## [Records for this task]
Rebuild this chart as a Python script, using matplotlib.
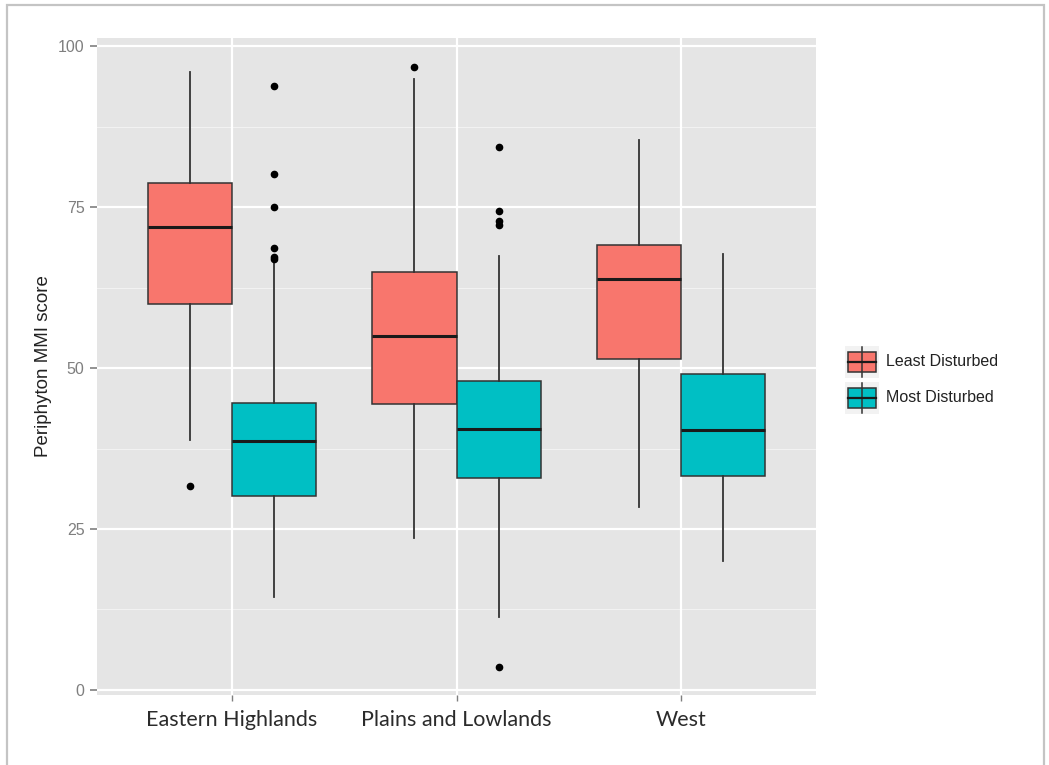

* * *

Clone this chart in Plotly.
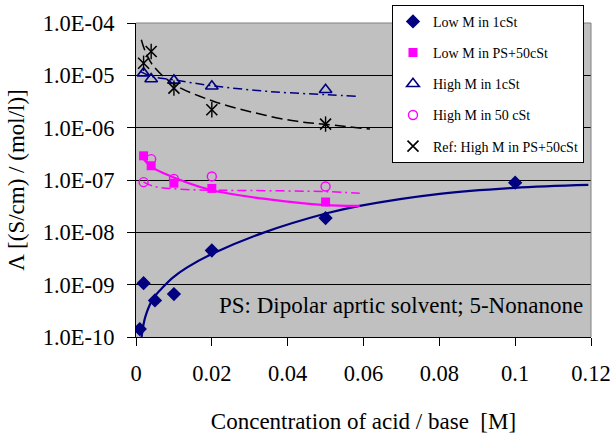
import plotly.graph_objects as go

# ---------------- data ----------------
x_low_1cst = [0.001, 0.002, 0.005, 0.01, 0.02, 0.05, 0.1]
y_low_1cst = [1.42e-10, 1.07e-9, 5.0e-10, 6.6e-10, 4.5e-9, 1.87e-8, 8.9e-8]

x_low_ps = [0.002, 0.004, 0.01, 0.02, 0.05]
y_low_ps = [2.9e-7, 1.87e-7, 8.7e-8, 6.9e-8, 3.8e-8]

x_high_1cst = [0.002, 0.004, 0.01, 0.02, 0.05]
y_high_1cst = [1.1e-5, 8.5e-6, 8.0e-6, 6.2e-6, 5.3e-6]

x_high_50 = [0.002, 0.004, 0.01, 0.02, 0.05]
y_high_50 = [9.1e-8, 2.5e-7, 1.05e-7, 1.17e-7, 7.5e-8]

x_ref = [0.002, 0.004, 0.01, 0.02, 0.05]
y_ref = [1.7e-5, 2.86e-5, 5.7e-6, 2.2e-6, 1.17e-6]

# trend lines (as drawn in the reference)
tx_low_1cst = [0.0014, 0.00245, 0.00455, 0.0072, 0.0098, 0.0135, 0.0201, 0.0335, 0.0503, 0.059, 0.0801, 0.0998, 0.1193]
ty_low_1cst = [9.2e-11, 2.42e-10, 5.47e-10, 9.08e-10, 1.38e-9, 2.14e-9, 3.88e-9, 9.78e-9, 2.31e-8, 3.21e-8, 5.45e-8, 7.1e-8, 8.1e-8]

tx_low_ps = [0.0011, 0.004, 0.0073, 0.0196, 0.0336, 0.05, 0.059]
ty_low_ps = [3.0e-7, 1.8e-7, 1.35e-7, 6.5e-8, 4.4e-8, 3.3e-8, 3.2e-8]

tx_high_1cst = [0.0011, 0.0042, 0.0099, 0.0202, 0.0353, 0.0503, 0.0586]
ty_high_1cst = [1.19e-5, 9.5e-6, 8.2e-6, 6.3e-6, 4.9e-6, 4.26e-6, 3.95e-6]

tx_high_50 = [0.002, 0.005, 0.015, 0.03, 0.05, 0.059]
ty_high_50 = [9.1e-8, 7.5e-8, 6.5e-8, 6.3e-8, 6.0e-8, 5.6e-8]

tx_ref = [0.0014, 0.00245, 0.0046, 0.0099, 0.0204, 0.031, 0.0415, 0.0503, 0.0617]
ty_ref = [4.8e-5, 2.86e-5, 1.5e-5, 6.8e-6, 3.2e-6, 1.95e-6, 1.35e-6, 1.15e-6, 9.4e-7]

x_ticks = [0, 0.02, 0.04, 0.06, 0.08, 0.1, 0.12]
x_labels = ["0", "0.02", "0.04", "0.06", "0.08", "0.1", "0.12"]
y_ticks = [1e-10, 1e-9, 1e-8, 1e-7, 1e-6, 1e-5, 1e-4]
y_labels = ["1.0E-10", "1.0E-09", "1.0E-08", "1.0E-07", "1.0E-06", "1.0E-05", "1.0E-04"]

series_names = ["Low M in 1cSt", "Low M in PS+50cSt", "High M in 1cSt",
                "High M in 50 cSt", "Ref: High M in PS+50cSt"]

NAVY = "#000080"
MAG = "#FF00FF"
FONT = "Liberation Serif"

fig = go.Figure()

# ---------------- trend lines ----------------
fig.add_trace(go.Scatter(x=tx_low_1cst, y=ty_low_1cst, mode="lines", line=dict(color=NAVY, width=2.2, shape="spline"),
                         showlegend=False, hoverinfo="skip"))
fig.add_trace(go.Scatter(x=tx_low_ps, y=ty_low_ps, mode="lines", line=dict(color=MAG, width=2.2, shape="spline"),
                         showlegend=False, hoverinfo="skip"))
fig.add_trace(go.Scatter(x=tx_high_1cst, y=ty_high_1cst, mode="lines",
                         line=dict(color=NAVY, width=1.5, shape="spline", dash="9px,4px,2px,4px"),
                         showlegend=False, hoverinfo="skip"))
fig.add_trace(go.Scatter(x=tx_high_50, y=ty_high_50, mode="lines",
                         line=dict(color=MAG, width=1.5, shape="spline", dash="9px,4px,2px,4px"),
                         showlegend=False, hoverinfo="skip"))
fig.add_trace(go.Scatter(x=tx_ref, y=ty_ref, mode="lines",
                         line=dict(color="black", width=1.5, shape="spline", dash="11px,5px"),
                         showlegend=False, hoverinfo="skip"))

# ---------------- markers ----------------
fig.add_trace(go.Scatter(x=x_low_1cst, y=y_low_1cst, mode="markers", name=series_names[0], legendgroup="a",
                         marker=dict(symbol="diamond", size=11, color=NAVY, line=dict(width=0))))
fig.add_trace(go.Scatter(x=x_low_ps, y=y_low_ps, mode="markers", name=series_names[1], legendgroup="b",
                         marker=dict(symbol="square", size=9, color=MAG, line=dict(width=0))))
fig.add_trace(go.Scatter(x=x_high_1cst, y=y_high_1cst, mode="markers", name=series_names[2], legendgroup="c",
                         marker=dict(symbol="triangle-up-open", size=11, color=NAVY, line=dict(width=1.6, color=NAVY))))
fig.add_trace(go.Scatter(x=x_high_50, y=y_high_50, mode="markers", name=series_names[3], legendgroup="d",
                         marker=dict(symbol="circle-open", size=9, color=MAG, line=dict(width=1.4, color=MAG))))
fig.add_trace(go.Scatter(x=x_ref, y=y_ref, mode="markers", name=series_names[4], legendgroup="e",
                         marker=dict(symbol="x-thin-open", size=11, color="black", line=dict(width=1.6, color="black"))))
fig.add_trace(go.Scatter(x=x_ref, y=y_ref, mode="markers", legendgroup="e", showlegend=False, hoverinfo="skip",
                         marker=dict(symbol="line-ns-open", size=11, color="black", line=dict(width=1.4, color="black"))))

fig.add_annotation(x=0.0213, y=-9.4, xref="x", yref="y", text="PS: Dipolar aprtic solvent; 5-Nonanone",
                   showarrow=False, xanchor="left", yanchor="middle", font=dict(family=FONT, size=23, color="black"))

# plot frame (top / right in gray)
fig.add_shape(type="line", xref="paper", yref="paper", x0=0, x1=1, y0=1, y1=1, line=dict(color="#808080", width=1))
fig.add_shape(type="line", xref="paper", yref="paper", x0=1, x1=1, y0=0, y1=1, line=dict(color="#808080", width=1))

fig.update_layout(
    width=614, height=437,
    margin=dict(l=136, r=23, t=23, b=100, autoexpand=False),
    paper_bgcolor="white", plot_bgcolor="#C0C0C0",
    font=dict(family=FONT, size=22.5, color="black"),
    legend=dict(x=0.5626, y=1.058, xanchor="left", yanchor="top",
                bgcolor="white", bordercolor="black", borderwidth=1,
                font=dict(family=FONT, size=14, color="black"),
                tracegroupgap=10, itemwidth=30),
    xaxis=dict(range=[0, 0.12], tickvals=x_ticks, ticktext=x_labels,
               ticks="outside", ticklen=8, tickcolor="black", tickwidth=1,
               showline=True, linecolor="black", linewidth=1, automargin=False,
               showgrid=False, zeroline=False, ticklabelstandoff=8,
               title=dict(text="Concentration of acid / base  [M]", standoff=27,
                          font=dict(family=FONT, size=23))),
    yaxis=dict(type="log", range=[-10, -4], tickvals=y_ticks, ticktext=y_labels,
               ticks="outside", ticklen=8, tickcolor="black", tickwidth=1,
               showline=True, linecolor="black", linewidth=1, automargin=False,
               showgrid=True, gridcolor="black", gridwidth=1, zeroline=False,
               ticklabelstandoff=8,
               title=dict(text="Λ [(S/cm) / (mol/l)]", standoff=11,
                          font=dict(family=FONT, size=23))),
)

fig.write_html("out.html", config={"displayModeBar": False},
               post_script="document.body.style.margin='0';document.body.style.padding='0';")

--

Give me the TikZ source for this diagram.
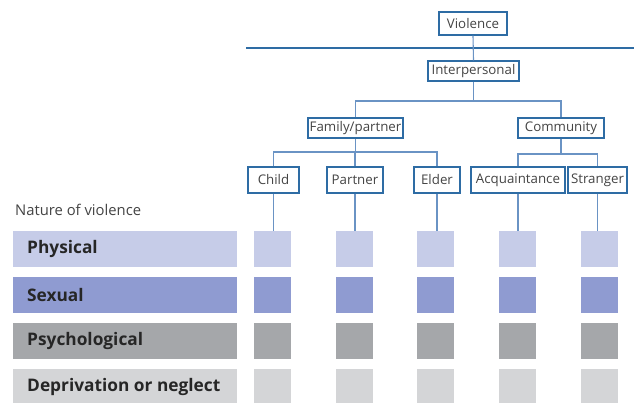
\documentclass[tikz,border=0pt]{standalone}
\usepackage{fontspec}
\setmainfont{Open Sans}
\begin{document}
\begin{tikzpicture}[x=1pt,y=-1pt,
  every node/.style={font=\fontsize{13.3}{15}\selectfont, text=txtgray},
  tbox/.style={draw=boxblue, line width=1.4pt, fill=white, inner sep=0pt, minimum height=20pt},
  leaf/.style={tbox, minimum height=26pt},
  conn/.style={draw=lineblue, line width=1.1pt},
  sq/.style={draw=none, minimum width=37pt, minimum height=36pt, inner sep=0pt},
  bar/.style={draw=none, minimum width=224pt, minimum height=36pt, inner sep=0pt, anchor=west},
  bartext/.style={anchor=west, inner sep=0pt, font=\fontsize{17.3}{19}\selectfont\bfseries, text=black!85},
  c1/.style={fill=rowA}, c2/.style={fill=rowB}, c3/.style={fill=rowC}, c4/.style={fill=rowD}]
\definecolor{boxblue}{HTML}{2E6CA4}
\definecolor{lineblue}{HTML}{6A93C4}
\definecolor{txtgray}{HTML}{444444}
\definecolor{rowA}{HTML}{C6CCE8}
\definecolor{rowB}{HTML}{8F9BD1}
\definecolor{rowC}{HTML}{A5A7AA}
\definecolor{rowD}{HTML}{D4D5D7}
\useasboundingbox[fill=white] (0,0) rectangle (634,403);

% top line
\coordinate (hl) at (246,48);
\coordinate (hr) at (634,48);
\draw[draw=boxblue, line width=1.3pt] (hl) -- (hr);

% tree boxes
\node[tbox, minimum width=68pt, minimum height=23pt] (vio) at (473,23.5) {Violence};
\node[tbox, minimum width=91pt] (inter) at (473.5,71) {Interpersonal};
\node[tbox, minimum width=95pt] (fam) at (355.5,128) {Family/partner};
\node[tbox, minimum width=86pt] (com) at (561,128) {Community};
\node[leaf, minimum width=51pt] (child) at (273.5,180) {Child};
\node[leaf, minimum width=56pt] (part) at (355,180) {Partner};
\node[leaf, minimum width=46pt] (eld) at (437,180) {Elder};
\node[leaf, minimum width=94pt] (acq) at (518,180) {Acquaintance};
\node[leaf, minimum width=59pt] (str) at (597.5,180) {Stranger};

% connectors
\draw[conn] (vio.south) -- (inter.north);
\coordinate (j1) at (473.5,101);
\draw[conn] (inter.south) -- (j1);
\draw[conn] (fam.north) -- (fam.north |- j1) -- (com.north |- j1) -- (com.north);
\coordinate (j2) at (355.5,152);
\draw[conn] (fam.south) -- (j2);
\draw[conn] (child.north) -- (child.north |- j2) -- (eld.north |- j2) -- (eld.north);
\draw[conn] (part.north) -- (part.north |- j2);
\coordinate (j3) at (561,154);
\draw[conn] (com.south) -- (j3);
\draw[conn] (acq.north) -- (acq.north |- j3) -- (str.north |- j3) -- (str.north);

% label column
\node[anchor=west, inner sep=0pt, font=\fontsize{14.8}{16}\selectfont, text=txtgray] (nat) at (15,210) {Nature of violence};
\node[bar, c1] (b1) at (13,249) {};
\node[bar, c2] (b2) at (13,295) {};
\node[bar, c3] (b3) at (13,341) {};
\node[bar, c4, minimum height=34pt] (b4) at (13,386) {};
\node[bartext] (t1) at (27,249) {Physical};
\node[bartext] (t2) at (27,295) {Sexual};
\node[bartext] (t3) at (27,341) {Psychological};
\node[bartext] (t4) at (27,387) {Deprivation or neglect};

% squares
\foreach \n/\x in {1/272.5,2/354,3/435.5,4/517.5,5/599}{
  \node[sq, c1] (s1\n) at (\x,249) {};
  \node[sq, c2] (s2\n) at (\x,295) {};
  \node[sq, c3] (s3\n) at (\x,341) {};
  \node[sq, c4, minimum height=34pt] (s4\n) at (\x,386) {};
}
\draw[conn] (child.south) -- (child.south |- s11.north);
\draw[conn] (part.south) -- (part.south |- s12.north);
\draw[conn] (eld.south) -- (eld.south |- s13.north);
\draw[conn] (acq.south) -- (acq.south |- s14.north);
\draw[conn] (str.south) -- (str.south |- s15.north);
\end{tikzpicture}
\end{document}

## [Instructions for the task]
Pull out only the lines from the one with "Give me the TikZ source for this diagram." up to and including the one with "width=1.3pt] (hl) -- (hr);", and drop any pictures along the way.

## [Solution for this problem]
Give me the TikZ source for this diagram.
\documentclass[tikz,border=0pt]{standalone}
\usepackage{fontspec}
\setmainfont{Open Sans}
\begin{document}
\begin{tikzpicture}[x=1pt,y=-1pt,
  every node/.style={font=\fontsize{13.3}{15}\selectfont, text=txtgray},
  tbox/.style={draw=boxblue, line width=1.4pt, fill=white, inner sep=0pt, minimum height=20pt},
  leaf/.style={tbox, minimum height=26pt},
  conn/.style={draw=lineblue, line width=1.1pt},
  sq/.style={draw=none, minimum width=37pt, minimum height=36pt, inner sep=0pt},
  bar/.style={draw=none, minimum width=224pt, minimum height=36pt, inner sep=0pt, anchor=west},
  bartext/.style={anchor=west, inner sep=0pt, font=\fontsize{17.3}{19}\selectfont\bfseries, text=black!85},
  c1/.style={fill=rowA}, c2/.style={fill=rowB}, c3/.style={fill=rowC}, c4/.style={fill=rowD}]
\definecolor{boxblue}{HTML}{2E6CA4}
\definecolor{lineblue}{HTML}{6A93C4}
\definecolor{txtgray}{HTML}{444444}
\definecolor{rowA}{HTML}{C6CCE8}
\definecolor{rowB}{HTML}{8F9BD1}
\definecolor{rowC}{HTML}{A5A7AA}
\definecolor{rowD}{HTML}{D4D5D7}
\useasboundingbox[fill=white] (0,0) rectangle (634,403);

% top line
\coordinate (hl) at (246,48);
\coordinate (hr) at (634,48);
\draw[draw=boxblue, line width=1.3pt] (hl) -- (hr);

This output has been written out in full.